— Start Dataset rows —

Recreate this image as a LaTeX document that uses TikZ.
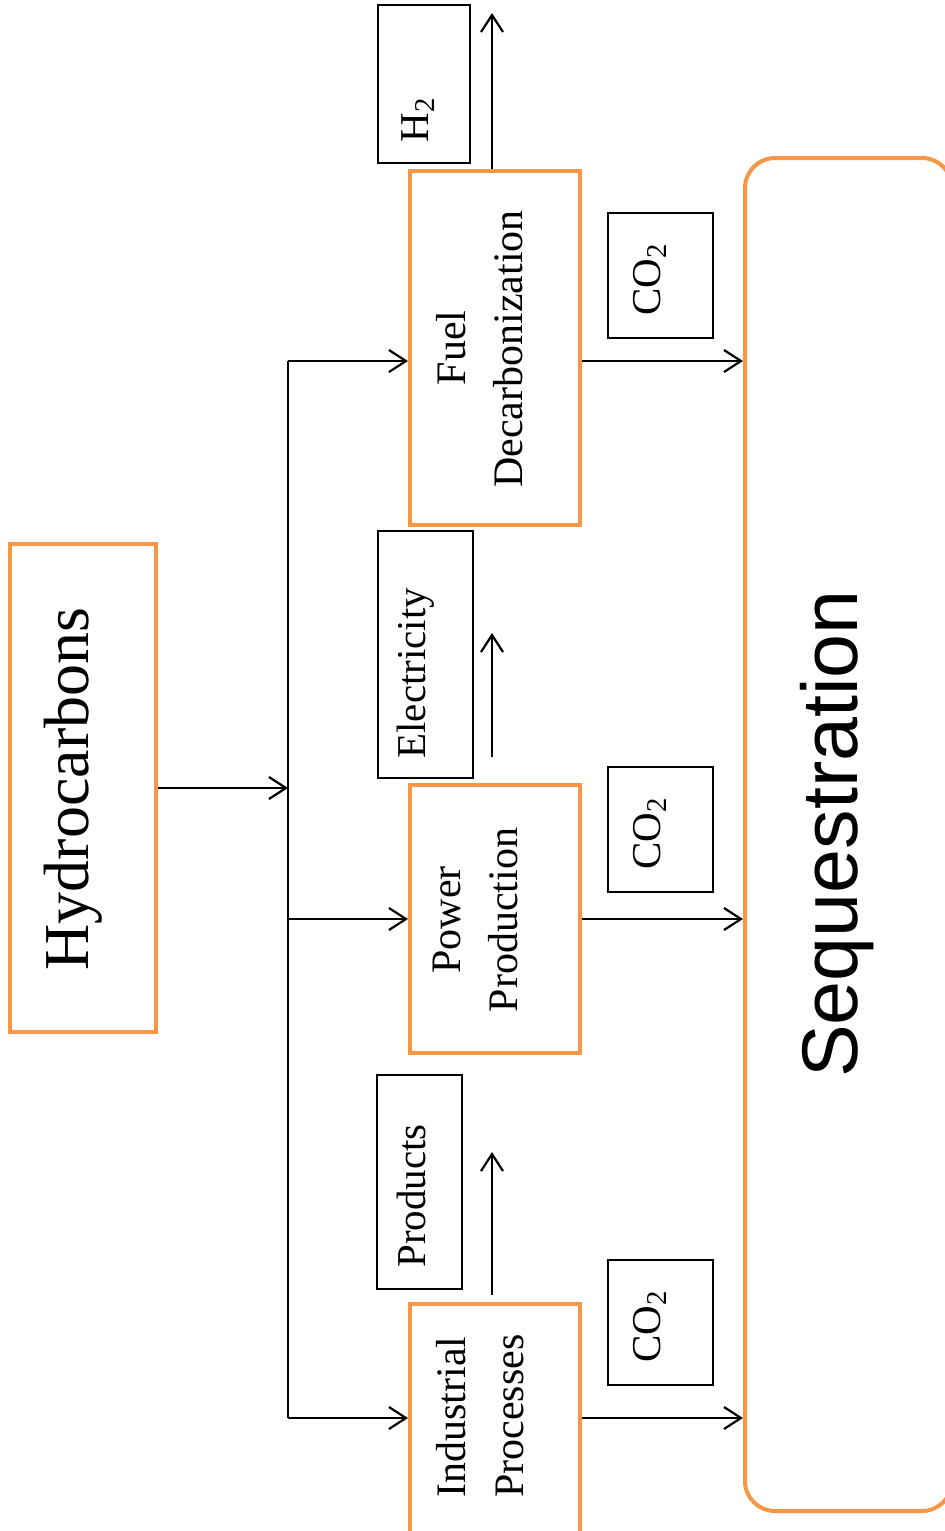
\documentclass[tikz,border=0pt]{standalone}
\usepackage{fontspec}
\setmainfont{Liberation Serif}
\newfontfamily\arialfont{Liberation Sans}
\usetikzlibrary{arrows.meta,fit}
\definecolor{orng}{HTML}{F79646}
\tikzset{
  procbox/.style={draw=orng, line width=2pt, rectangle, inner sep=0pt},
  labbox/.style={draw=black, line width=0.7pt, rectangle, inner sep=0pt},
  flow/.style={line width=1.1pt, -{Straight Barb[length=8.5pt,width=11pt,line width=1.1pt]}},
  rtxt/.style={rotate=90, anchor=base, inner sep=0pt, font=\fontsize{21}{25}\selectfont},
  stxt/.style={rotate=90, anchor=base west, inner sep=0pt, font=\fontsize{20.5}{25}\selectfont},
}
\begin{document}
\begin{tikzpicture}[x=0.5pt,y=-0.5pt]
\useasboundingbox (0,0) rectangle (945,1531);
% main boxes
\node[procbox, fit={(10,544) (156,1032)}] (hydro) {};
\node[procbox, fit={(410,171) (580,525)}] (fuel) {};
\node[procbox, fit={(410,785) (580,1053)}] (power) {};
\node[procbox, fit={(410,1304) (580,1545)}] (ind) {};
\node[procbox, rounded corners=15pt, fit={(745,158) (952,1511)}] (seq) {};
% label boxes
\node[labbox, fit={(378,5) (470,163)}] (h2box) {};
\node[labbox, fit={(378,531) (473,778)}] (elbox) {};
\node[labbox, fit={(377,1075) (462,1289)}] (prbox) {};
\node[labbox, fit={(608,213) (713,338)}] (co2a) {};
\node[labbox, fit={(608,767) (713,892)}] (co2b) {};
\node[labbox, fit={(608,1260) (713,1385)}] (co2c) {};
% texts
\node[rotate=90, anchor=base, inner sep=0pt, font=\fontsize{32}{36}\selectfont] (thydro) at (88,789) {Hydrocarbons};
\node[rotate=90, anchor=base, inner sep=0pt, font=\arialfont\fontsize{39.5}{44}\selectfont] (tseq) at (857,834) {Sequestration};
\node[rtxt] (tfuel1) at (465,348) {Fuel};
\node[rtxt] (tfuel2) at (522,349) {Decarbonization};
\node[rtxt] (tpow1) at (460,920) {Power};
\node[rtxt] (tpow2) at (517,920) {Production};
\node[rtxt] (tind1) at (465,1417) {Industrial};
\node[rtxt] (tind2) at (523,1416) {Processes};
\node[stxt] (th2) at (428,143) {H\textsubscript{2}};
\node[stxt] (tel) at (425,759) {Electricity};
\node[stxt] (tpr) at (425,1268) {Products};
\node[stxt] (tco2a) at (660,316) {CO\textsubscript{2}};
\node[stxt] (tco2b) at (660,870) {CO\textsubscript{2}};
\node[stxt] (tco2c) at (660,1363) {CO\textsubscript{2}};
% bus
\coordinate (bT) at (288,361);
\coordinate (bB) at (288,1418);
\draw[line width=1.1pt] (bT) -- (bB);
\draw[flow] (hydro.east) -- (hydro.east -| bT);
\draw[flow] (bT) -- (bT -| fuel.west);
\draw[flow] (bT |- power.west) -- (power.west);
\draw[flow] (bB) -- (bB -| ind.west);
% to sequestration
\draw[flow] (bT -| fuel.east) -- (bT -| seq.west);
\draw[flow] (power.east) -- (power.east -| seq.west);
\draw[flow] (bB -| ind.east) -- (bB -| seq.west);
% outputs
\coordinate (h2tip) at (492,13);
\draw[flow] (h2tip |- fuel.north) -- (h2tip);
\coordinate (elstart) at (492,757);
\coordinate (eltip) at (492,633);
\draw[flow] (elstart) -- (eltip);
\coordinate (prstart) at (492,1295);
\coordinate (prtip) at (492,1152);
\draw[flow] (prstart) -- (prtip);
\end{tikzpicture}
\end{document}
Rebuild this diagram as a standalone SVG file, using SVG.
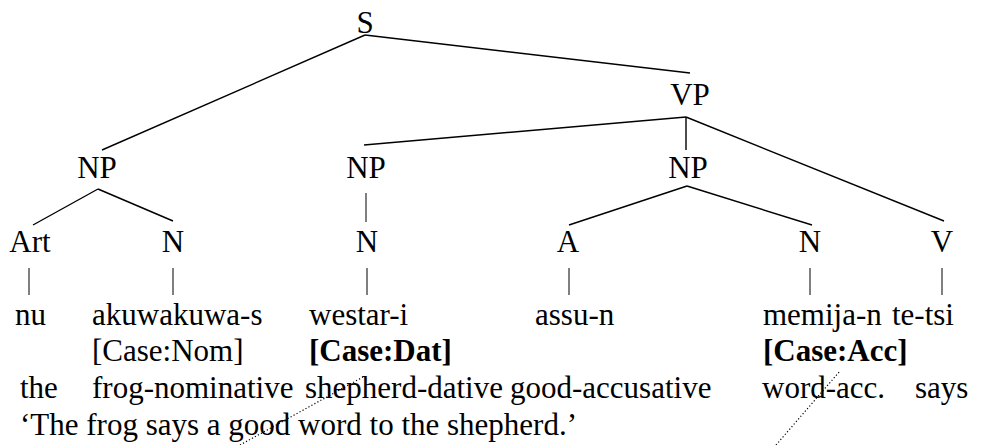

— End Dataset rows —

Identify each line containing the string "standalone" and copy it out.

■ Task response
\documentclass[tikz,border=0pt]{standalone}
Rebuild this diagram as a standalone SVG file, using SVG.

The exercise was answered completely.